EXERCISE GOAL:
From the records below, print only the part that opens with the line containing "Generate a Python" and closes with the line containing "plt.rcParams['font.family'] = ['Lato', 'DejaVu"; omit the pictures.
═══ DATA PROVIDED
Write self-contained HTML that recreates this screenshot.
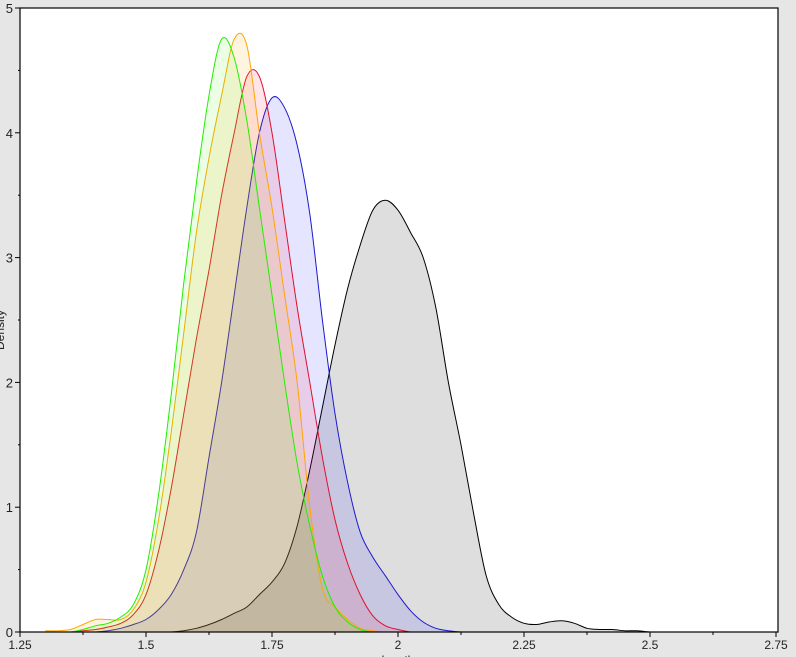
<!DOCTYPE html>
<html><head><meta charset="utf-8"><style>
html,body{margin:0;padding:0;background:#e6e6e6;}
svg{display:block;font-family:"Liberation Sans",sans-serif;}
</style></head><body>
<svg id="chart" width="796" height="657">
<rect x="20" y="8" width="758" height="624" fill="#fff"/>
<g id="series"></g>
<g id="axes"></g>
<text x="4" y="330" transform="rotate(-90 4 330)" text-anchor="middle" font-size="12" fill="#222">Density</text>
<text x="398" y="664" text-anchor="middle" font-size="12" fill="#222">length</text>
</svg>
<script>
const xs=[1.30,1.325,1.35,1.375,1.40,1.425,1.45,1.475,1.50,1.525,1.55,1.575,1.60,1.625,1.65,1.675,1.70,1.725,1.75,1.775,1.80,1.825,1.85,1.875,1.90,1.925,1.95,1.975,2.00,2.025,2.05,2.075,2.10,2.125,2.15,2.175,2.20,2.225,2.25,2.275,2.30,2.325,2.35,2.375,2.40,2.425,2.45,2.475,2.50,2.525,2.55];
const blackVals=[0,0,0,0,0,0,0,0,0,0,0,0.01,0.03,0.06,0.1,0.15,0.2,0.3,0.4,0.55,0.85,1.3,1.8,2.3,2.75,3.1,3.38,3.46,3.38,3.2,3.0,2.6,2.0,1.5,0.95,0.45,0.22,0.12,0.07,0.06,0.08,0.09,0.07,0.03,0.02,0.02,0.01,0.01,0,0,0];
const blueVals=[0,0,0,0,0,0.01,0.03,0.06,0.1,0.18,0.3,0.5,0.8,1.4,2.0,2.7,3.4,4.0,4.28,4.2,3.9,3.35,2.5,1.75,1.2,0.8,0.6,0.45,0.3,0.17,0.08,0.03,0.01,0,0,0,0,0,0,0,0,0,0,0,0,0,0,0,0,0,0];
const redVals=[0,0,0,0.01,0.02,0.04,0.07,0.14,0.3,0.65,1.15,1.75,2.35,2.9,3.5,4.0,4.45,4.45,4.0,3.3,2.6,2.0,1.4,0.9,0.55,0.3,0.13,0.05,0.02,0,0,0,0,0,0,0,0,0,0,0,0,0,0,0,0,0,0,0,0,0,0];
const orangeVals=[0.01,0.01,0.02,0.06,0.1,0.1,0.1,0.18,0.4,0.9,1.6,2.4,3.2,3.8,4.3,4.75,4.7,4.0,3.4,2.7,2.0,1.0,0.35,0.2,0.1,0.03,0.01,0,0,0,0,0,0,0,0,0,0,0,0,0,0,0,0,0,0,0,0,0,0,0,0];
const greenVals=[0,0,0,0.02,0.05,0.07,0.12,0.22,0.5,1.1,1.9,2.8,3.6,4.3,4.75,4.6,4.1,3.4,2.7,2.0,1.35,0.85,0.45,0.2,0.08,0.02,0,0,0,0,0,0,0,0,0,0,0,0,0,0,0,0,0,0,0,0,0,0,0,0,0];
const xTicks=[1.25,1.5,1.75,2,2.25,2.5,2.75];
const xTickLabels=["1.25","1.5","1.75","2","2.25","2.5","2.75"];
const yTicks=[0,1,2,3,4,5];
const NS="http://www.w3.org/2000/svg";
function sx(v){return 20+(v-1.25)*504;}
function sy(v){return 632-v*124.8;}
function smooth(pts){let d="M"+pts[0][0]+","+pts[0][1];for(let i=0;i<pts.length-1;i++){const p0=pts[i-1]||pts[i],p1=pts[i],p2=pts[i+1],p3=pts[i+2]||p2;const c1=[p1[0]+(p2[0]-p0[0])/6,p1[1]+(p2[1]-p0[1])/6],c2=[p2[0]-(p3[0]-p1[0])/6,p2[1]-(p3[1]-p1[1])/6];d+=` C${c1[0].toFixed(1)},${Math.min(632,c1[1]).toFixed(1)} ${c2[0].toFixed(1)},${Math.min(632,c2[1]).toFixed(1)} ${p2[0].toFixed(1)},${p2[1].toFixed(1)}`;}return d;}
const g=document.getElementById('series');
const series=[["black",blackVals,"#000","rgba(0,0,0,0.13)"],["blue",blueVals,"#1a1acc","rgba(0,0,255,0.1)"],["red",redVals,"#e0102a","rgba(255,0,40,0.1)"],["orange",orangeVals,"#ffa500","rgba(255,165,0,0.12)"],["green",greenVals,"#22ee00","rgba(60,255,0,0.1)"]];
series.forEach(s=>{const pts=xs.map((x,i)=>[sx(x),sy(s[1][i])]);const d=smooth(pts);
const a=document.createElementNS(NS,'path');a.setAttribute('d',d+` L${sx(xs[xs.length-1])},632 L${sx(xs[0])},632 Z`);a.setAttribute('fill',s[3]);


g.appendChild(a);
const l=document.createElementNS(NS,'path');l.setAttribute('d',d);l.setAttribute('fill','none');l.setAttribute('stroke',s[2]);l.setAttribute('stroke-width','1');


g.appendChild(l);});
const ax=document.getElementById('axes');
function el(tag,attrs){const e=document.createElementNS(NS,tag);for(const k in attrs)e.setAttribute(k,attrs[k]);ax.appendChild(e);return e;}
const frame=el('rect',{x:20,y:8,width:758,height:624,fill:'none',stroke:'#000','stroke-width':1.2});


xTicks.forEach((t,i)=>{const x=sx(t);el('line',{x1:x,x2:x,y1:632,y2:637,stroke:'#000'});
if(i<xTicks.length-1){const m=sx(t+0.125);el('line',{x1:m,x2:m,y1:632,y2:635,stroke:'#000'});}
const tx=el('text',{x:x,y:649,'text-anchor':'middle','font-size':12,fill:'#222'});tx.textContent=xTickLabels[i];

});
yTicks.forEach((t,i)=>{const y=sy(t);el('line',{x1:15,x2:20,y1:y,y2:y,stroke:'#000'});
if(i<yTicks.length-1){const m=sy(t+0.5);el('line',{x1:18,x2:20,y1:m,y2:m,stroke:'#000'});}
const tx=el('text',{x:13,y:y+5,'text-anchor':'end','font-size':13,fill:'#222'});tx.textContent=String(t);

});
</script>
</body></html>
══════
═══ DATA PROVIDED
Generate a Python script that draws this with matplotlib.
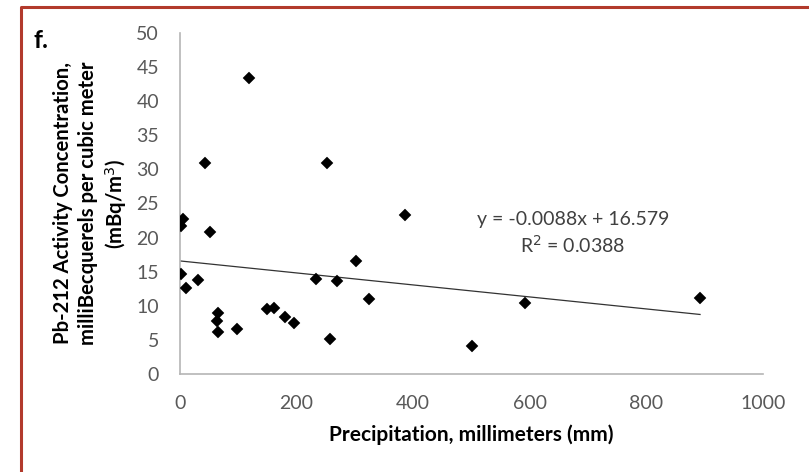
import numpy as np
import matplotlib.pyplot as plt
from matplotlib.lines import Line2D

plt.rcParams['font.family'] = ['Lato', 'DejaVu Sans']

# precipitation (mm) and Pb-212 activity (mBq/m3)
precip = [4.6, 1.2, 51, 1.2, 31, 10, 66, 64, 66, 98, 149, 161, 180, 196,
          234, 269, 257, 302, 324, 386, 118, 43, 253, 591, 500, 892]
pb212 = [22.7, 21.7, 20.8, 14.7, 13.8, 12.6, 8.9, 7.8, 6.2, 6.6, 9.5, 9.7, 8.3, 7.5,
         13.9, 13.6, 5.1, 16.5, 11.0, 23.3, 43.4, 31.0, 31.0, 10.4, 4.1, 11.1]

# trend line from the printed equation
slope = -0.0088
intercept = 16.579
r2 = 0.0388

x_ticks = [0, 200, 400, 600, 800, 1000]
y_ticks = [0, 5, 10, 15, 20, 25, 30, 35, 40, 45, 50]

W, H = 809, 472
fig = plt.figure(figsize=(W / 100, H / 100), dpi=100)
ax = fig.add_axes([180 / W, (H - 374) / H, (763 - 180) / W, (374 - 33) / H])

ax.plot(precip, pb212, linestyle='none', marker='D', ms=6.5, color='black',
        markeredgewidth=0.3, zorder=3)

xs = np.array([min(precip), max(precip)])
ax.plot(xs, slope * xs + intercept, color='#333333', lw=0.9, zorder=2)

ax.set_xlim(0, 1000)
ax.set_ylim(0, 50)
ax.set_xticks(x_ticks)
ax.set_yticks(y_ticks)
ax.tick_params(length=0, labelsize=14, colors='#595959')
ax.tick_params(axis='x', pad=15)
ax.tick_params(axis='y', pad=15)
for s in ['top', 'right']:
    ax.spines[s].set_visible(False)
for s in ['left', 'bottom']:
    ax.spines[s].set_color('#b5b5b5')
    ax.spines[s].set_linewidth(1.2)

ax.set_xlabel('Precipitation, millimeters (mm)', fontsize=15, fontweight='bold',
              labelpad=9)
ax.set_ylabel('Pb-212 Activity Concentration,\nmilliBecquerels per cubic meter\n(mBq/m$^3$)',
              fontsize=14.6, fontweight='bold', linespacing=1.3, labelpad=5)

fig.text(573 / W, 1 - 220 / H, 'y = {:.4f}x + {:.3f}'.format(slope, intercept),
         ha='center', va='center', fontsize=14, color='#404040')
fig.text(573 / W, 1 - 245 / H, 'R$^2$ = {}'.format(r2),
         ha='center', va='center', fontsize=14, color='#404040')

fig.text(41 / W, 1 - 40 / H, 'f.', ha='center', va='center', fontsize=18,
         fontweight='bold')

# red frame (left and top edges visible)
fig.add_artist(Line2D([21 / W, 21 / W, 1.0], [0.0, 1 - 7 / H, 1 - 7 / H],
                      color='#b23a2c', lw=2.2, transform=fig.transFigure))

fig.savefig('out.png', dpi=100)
══════
FULL RESPONSE:
Generate a Python script that draws this with matplotlib.
import numpy as np
import matplotlib.pyplot as plt
from matplotlib.lines import Line2D

plt.rcParams['font.family'] = ['Lato', 'DejaVu Sans']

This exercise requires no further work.